Similarly, there is no conflict of laws problem here involved in determining when the claimed rights of action accrued. For I hold that both Connecticut and Kansas would follow the leading case of Gregoire v. G. P. Putnam’s Sons, 298 N.Y. 119, 81 N.E.2d 45, 49, which holds that in a case of a multi-state publication the action accrues when the finished magazines are “released by the publisher for sale in accord with trade practice.” After all the chief merit of the single publication rule is its capacity to reduce the confusions resulting from conflicts of laws. That capacity will be seriously impaired if the courts in States adopting the rule set up different tests for its application. To be sure, speaking from a federal bench I cannot prophesy, with certainty, that a court of Connecticut, or of Kansas either, if it shall adopt the single publication rule will also adopt the Gregoire test of accrual. But especially since that test seems to me as sensible as any that could be devised, I think it most unlikely that any court in this land of multiple jurisdictions, which adopts the single publication rule in order so to develop its own law as to minimize conflicts with the law prevailing elsewhere, would unnecessarily deviate from the test of accrual set up in the Gregoire case and thereby create a conflict with the law of New York as announced by that leading case.

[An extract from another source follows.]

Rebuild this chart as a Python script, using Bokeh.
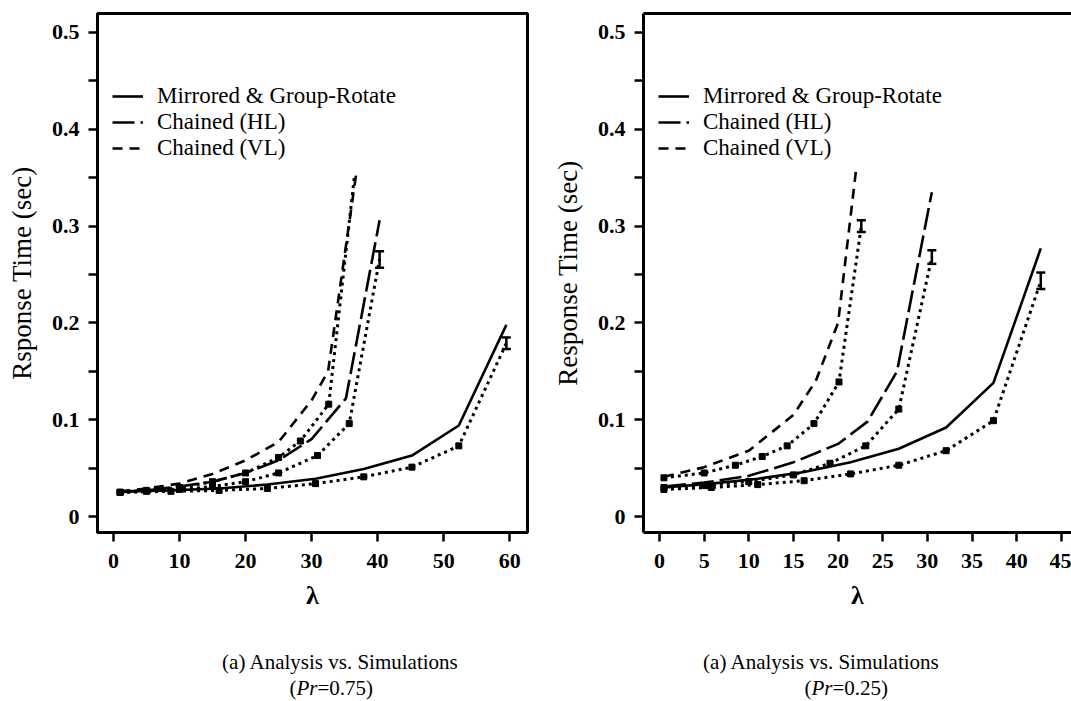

It must be understood that I do not mean to imply that under the single publication rule a republication is not independently actionable. The record here on which the motion is based conclusively negatives facts from which a republication could be found.

And so, for present purposes I hold that all counts of the complaint are predicated upon publications made on or before September 29, 1949 and hence are barred by the three-year Statute of Limitations of Connecticut, the forum State. Gen.Stats.Conn., 1949, § 8316.

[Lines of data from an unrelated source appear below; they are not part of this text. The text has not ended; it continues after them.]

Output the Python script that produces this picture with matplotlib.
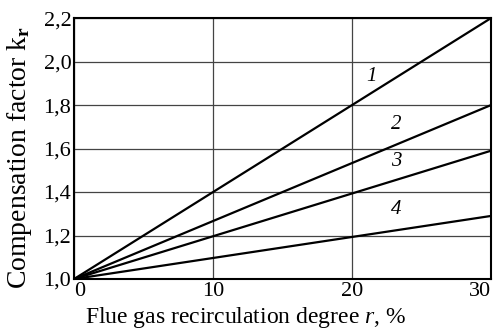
import matplotlib
matplotlib.use("Agg")
import matplotlib.pyplot as plt
import numpy as np

r = [0, 30]
k1 = [1.0, 2.2]
k2 = [1.0, 1.8]
k3 = [1.0, 1.59]
k4 = [1.0, 1.29]
curve_labels = ["1", "2", "3", "4"]
label_x = [21.4, 23.2, 23.2, 23.2]
label_y = [1.93, 1.71, 1.54, 1.32]
yticks = [1.0, 1.2, 1.4, 1.6, 1.8, 2.0, 2.2]
xticks = [0, 10, 20, 30]

plt.rcParams['font.family'] = ['Liberation Serif', 'DejaVu Serif']
plt.rcParams['mathtext.fontset'] = 'custom'
plt.rcParams['mathtext.rm'] = 'Liberation Serif'
plt.rcParams['mathtext.it'] = 'Liberation Serif:italic'
plt.rcParams['mathtext.bf'] = 'Liberation Serif:bold'

fig = plt.figure(figsize=(4.94, 3.29), dpi=100)
ax = fig.add_axes([0.150, 0.152, 0.844, 0.793])

for y in [k1, k2, k3, k4]:
    ax.plot(r, y, color='black', lw=1.6, solid_capstyle='butt')
for t, x, y in zip(curve_labels, label_x, label_y):
    ax.text(x, y, t, fontsize=15, style='italic', ha='center', va='center')

ax.set_xlim(0, 30)
ax.set_ylim(1.0, 2.2)
ax.set_xticks(xticks)
ax.set_yticks(yticks)
ax.set_xticklabels([str(v) for v in xticks], fontsize=16)
ax.set_yticklabels([f"{v:.1f}".replace('.', ',') for v in yticks], fontsize=16)
ax.tick_params(length=0, pad=2)
xl = ax.get_xticklabels()
xl[0].set_ha('left')
xl[-1].set_ha('right')
ax.grid(True, color='#444444', lw=0.9)
for s in ax.spines.values():
    s.set_linewidth(1.5)

fig.text(0.04, 0.523, r"Compensation factor k$_{\mathbf{r}}$", rotation=90,
         fontsize=20, ha='center', va='center')
fig.text(0.498, 0.035, r"Flue gas recirculation degree $\mathit{r}$, %",
         fontsize=17, ha='center', va='center')

fig.savefig("out.png", dpi=100)
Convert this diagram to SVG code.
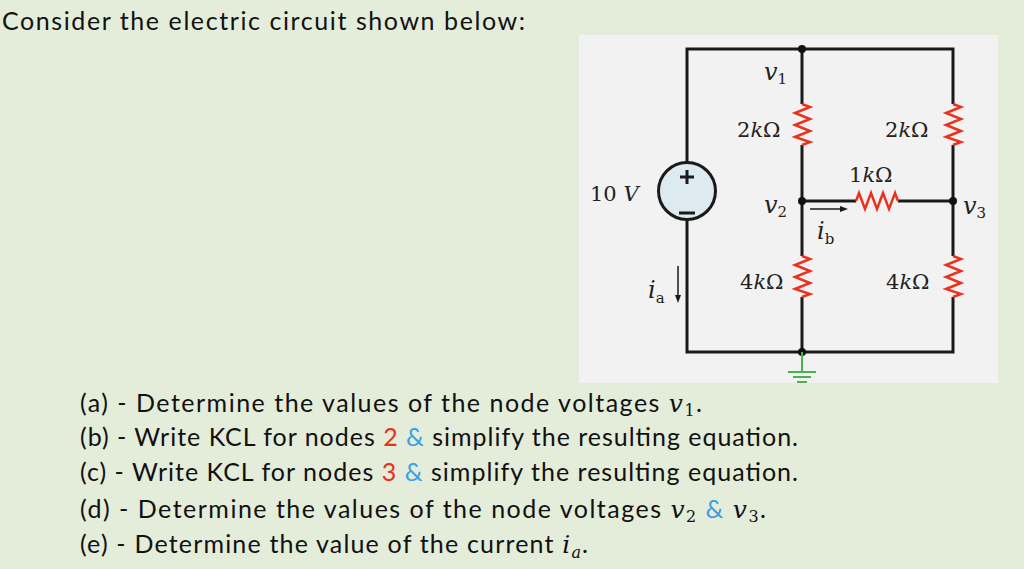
<svg xmlns="http://www.w3.org/2000/svg" width="1024" height="569" viewBox="0 0 1024 569">
<style>
.w{stroke:#1a1a1a;stroke-width:3;fill:none}
.r{stroke:#e8321e;stroke-width:2.5;fill:none;stroke-linejoin:miter}
.m{font-family:"DejaVu Serif",serif;font-size:21px;fill:#222}
.mi{font-family:"DejaVu Serif",serif;font-style:italic;font-size:24px;fill:#222}
.sub{font-family:"DejaVu Serif",serif;font-style:normal;font-size:15px;fill:#222}
.t{font-family:Lato,"Liberation Sans",sans-serif;font-size:25px;fill:#111}
.v{font-family:"DejaVu Serif",serif;font-style:italic}
.s{font-family:"DejaVu Serif",serif;font-size:16px}
</style>
<rect width="1024" height="569" fill="#e4ecda"/>
<rect x="579" y="35" width="419" height="348" fill="#f2f2f2"/>
<text class="t" x="2" y="30" textLength="523" lengthAdjust="spacing">Consider the electric circuit shown below:</text>
<g id="connectors">
<polyline class="w" points="687,162 687,49 953,49 953,104"/>
<polyline class="w" points="687,220 687,352 953,352 953,297"/>
<line class="w" x1="953" y1="145" x2="953" y2="256"/>
<line class="w" x1="802" y1="49" x2="802" y2="104"/>
<line class="w" x1="802" y1="145" x2="802" y2="256"/>
<line class="w" x1="802" y1="297" x2="802" y2="352"/>
<line class="w" x1="802" y1="201" x2="856" y2="201"/>
<line class="w" x1="898" y1="201" x2="953" y2="201"/>
<line stroke="#1a1a1a" stroke-width="1.5" x1="810" y1="209" x2="842" y2="209"/>
<polygon points="848,209 840,206 840,212" fill="#1a1a1a"/>
<line stroke="#1a1a1a" stroke-width="1.5" x1="678" y1="266" x2="678" y2="296"/>
<polygon points="678,303 675,295 681,295" fill="#1a1a1a"/>
</g>
<g id="nodes">
<circle cx="802" cy="49" r="4" fill="#111"/>
<circle cx="802" cy="201" r="4" fill="#111"/>
<circle cx="953" cy="201" r="4" fill="#111"/>
<circle cx="802" cy="352" r="4" fill="#111"/>
</g>
<g id="source">
<circle cx="687" cy="191" r="28.5" fill="#ddebf1" stroke="#1a1a1a" stroke-width="3"/>
<line class="w" stroke-width="2" x1="680" y1="177" x2="694" y2="177"/>
<line class="w" stroke-width="2" x1="687" y1="170" x2="687" y2="184"/>
<line class="w" stroke-width="2" x1="679" y1="213" x2="695" y2="213"/>
<text class="m" x="590" y="201">10 <tspan font-style="italic">V</tspan></text>
</g>
<g id="R1"><polyline class="r" points="802,104 810,107 795,113 810,119 795,125 810,131 795,137 810,142 802,145"/><text class="m" x="737" y="137">2<tspan font-style="italic">k</tspan>Ω</text></g>
<g id="R2"><polyline class="r" points="802,256 810,259 795,265 810,271 795,277 810,283 795,289 810,294 802,297"/><text class="m" x="740" y="289">4<tspan font-style="italic">k</tspan>Ω</text></g>
<g id="R3"><polyline class="r" points="953,104 961,107 946,113 961,119 946,125 961,131 946,137 961,142 953,145"/><text class="m" x="885" y="137">2<tspan font-style="italic">k</tspan>Ω</text></g>
<g id="R4"><polyline class="r" points="953,256 961,259 946,265 961,271 946,277 961,283 946,289 961,294 953,297"/><text class="m" x="886" y="289">4<tspan font-style="italic">k</tspan>Ω</text></g>
<g id="R5"><polyline class="r" points="856,201 859,193 865,209 871,193 877,209 883,193 889,209 895,193 898,201"/><text class="m" x="849" y="182">1<tspan font-style="italic">k</tspan>Ω</text></g>
<g id="ground">
<line stroke="#4caf50" stroke-width="2" x1="802" y1="352" x2="802" y2="372"/>
<line stroke="#4caf50" stroke-width="2" x1="788" y1="372" x2="816" y2="372"/>
<line stroke="#4caf50" stroke-width="2" x1="793" y1="377" x2="811" y2="377"/>
<line stroke="#4caf50" stroke-width="2" x1="797" y1="382" x2="807" y2="382"/>
</g>
<g id="labels">
<text class="mi" x="764" y="80">v<tspan class="sub" dy="4">1</tspan></text>
<text class="mi" x="764" y="213">v<tspan class="sub" dy="4">2</tspan></text>
<text class="mi" x="963" y="214">v<tspan class="sub" dy="4">3</tspan></text>
<text class="mi" x="817" y="239">i<tspan class="sub" dy="5" font-style="italic">b</tspan></text>
<text class="mi" x="648" y="298">i<tspan class="sub" dy="5" font-style="italic">a</tspan></text>
</g>
<g id="questions">
<text class="t" x="80" y="412" textLength="622" lengthAdjust="spacing">(a) - Determine the values of the node voltages <tspan class="v">v</tspan><tspan class="s" dy="4">1</tspan><tspan dy="-4">.</tspan></text>
<text class="t" x="80" y="446" textLength="718" lengthAdjust="spacing">(b) - Write KCL for nodes <tspan fill="#e8321e">2</tspan> <tspan fill="#3aa0e8">&amp;</tspan> simplify the resulting equation.</text>
<text class="t" x="80" y="481" textLength="718" lengthAdjust="spacing">(c) - Write KCL for nodes <tspan fill="#e8321e">3</tspan> <tspan fill="#3aa0e8">&amp;</tspan> simplify the resulting equation.</text>
<text class="t" x="80" y="518" textLength="686" lengthAdjust="spacing">(d) - Determine the values of the node voltages <tspan class="v">v</tspan><tspan class="s" dy="4">2</tspan><tspan dy="-4"> </tspan><tspan fill="#3aa0e8">&amp;</tspan> <tspan class="v">v</tspan><tspan class="s" dy="4">3</tspan><tspan dy="-4">.</tspan></text>
<text class="t" x="80" y="553" textLength="508" lengthAdjust="spacing">(e) - Determine the value of the current <tspan class="v">i</tspan><tspan class="s" font-style="italic" dy="5">a</tspan><tspan dy="-5">.</tspan></text>
</g>
</svg>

This is so even if the third count states a valid claim for a breach of plaintiff’s right or privacy. For assuming that the right of privacy is cognizable under the applicable law, the only reasonable conclusion is that any State which adopts the single publication rule for purposes of the tort of libel, would also adopt it and apply it, with the same test as to the date of accrual, in cases of wrongful violations of the right of privacy. I so hold.

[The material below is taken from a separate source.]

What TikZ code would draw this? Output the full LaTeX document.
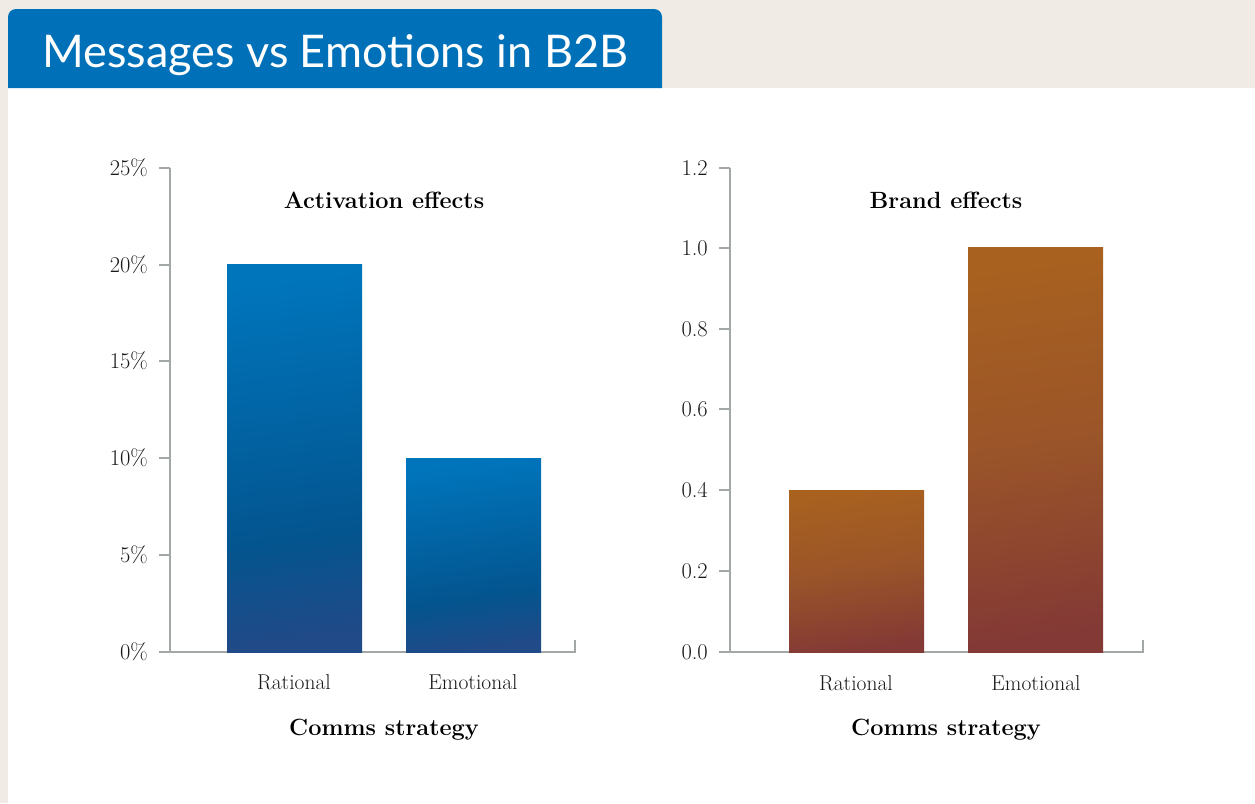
\documentclass[tikz,border=0pt]{standalone}
\usepackage{fontspec}
\newfontfamily\titlefont{Lato}
\definecolor{bgbeige}{HTML}{F0EBE4}
\definecolor{titleblue}{HTML}{0071B8}
\definecolor{axisgray}{HTML}{A3A8A7}
\definecolor{blueA}{HTML}{0075BC}
\definecolor{blueB}{HTML}{03558F}
\definecolor{blueC}{HTML}{204A88}
\definecolor{brownA}{HTML}{A8611F}
\definecolor{brownB}{HTML}{9A5429}
\definecolor{brownC}{HTML}{833935}
\definecolor{textdark}{HTML}{1A1A1A}
\pgfdeclareverticalshading{blueshade}{100bp}{color(0bp)=(blueC); color(25bp)=(blueC); color(39bp)=(blueB); color(75bp)=(blueA); color(100bp)=(blueA)}
\pgfdeclareverticalshading{brownshade}{100bp}{color(0bp)=(brownC); color(25bp)=(brownC); color(50bp)=(brownB); color(75bp)=(brownA); color(100bp)=(brownA)}
\begin{document}
\begin{tikzpicture}[x=1pt,y=-1pt,
  axis/.style={draw=axisgray,line width=1.5pt},
  ticklabel/.style={anchor=base east,inner sep=0pt,text=textdark,font=\fontsize{22.5}{26}\selectfont},
  catlabel/.style={anchor=base,inner sep=0pt,text=textdark,font=\fontsize{21.5}{25}\selectfont},
  charttitle/.style={anchor=base,inner sep=0pt,text=black,font=\bfseries\fontsize{23.5}{28}\selectfont},
  bluebar/.style={shading=blueshade,shading angle=8},
  brownbar/.style={shading=brownshade,shading angle=8}]
\fill[bgbeige] (0,0) rectangle (1255,803);
\useasboundingbox (0,0) rectangle (1255,803);
\fill[white] (8,88) rectangle (1255,803);
\fill[titleblue] (8,88) {[rounded corners=8pt] -- (8,9) -- (662,9)} -- (662,88) -- cycle;
\node[anchor=base west,inner sep=0pt,text=white,font=\titlefont\fontsize{45}{50}\selectfont] (title) at (42,67) {Messages vs Emotions in B2B};

% ---------- left chart ----------
\draw[axis] (170,168) -- (170,652) -- (575,652) -- (575,640);
\foreach \yy/\lab in {168/25\%,265/20\%,361/15\%,458/10\%,555/5\%,652/0\%}{
  \draw[axis] (159,\yy) -- (170,\yy);
  \node[ticklabel] at (148,\yy+7.5) {\lab};
}
\shade[bluebar] (227,264) rectangle (362,652.7);
\shade[bluebar] (406,458) rectangle (541,652.7);
\node[charttitle] (t1) at (384,208) {Activation effects};
\node[catlabel] (r1) at (294,689) {Rational};
\node[catlabel] (e1) at (473,689) {Emotional};
\node[charttitle] (x1) at (384,735) {Comms strategy};

% ---------- right chart ----------
\draw[axis] (730,168) -- (730,652) -- (1143,652) -- (1143,640);
\foreach \yy/\lab in {168/1.2,248/1.0,329/0.8,409/0.6,490/0.4,571/0.2,652/0.0}{
  \draw[axis] (719,\yy) -- (730,\yy);
  \node[ticklabel] at (708,\yy+7.5) {\lab};
}
\shade[brownbar] (789,490) rectangle (924,652.7);
\shade[brownbar] (968,247) rectangle (1103,652.7);
\node[charttitle] (t2) at (946,208) {Brand effects};
\node[catlabel] (r2) at (856,690) {Rational};
\node[catlabel] (e2) at (1036,690) {Emotional};
\node[charttitle] (x2) at (946,735) {Comms strategy};
\end{tikzpicture}
\end{document}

There is also pending a motion by the plaintiff that the ruling on the motion to dismiss be deferred until after defendant answers certain- interrogatories which plaintiff filed three days after argument on the main motion. If any useful purpose could be served by the interrogatories I should incline to grant the motion, at least, in part. But I am convinced that this would be futile. Examination of the detailed interrogatories reveals that they are either, (a) totally irrelevant to any question involving the statute of limitations, (b) predicated upon the multiple publication rule or upon interpretations of the single publication rule which I have considered and rejected, or (c) already answered in substance by defendant’s affidavits. No answer to any of them could, if consistent with defendant’s affidavits, create an issue of fact pertaining to the defense of the Statute or otherwise aid the plaintiff’s position thereon. In so far as the defendant’s affidavits answer the interrogatories, in the absence of counter-affidavits, the answer thus contained must be taken as true. This motion is therefore denied; and,

It is ordered that the defendant’s motion to dismiss the complaint be forthwith granted. The Clerk will enter judgment accordingly with costs to the defendant.